--- DATASET EXTRACT ---
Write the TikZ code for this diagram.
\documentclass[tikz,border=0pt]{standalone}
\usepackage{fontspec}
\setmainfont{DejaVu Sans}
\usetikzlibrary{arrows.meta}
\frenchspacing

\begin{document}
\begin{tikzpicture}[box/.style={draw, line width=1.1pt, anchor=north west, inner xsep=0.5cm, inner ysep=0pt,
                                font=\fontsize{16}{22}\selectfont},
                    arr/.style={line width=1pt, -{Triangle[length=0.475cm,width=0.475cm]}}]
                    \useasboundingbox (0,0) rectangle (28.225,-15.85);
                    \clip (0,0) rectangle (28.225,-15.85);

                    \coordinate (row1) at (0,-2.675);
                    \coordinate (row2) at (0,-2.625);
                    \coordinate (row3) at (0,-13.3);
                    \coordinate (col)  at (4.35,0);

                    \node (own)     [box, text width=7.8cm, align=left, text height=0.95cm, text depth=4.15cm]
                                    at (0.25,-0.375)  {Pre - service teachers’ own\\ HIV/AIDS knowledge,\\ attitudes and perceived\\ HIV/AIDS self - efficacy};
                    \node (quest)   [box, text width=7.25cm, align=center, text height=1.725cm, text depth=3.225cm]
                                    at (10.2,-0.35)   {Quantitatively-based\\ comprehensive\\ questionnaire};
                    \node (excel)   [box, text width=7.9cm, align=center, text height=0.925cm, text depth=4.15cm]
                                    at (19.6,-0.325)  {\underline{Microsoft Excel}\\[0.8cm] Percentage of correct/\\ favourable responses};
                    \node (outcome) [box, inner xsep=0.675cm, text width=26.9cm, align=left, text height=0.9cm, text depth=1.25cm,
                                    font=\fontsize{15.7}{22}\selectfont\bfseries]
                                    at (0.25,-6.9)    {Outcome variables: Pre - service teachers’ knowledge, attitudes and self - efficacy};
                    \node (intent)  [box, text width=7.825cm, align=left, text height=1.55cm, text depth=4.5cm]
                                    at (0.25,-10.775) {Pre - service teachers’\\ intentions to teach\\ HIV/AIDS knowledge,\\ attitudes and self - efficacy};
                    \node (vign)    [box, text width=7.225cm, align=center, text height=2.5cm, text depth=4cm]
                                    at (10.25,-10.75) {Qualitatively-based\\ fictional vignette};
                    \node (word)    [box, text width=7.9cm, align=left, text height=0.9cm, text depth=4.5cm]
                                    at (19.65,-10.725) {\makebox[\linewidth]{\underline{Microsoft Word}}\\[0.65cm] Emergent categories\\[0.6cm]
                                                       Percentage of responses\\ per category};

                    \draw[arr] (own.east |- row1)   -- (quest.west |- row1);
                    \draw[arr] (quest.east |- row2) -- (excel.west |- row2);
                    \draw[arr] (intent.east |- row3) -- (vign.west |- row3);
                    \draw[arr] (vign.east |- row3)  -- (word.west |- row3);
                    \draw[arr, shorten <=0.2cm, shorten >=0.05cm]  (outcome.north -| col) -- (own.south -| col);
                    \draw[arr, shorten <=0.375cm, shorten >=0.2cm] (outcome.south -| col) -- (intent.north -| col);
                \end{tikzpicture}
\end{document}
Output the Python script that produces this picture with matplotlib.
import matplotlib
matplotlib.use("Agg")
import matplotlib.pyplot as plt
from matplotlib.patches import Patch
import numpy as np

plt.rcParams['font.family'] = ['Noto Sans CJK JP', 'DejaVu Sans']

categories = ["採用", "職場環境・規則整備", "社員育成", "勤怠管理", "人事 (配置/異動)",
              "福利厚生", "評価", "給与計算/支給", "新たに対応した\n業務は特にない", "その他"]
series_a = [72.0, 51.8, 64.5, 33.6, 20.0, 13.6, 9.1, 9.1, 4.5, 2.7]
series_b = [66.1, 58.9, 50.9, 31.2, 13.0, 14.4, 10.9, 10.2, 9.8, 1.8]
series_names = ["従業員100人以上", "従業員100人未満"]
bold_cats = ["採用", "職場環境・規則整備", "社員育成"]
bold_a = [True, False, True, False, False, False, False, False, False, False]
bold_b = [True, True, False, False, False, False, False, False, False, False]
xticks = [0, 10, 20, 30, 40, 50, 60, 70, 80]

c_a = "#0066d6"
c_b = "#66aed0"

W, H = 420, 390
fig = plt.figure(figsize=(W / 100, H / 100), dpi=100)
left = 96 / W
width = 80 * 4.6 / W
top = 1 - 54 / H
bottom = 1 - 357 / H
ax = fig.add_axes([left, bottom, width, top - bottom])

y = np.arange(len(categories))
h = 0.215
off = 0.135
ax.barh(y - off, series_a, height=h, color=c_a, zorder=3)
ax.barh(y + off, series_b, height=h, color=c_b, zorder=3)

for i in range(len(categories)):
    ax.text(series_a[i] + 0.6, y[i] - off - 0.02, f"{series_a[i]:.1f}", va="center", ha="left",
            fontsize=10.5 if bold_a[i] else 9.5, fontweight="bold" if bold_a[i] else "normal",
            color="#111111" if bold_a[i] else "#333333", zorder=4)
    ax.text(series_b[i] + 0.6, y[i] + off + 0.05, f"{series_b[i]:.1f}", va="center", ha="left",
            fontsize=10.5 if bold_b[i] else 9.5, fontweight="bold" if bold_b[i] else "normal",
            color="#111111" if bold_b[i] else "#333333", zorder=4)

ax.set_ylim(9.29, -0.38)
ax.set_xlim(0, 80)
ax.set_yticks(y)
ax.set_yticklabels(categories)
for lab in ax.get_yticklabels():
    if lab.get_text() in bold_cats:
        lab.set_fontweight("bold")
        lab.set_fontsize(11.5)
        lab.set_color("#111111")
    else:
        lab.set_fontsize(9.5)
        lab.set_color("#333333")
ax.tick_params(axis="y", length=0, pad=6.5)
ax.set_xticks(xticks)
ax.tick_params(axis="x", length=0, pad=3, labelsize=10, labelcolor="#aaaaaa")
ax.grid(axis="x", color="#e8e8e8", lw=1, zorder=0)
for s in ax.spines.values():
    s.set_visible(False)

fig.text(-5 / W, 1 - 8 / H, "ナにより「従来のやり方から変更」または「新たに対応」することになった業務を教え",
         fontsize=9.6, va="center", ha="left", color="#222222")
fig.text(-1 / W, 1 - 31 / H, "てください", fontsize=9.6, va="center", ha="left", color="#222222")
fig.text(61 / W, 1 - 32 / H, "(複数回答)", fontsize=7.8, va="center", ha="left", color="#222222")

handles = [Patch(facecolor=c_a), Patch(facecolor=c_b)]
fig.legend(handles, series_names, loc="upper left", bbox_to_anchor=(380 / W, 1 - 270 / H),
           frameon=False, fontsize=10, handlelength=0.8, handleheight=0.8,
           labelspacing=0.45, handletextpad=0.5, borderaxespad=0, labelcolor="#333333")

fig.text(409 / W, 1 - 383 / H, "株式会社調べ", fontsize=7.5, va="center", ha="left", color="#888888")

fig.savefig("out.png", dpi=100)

--- YOUR OBJECTIVE ---
Transcribe nothing but the lines from the line with "Output the Python" through the line with "plt.rcParams['font.family'] = ['Noto", reproducing each exactly.

--- REPLY ---
Output the Python script that produces this picture with matplotlib.
import matplotlib
matplotlib.use("Agg")
import matplotlib.pyplot as plt
from matplotlib.patches import Patch
import numpy as np

plt.rcParams['font.family'] = ['Noto Sans CJK JP', 'DejaVu Sans']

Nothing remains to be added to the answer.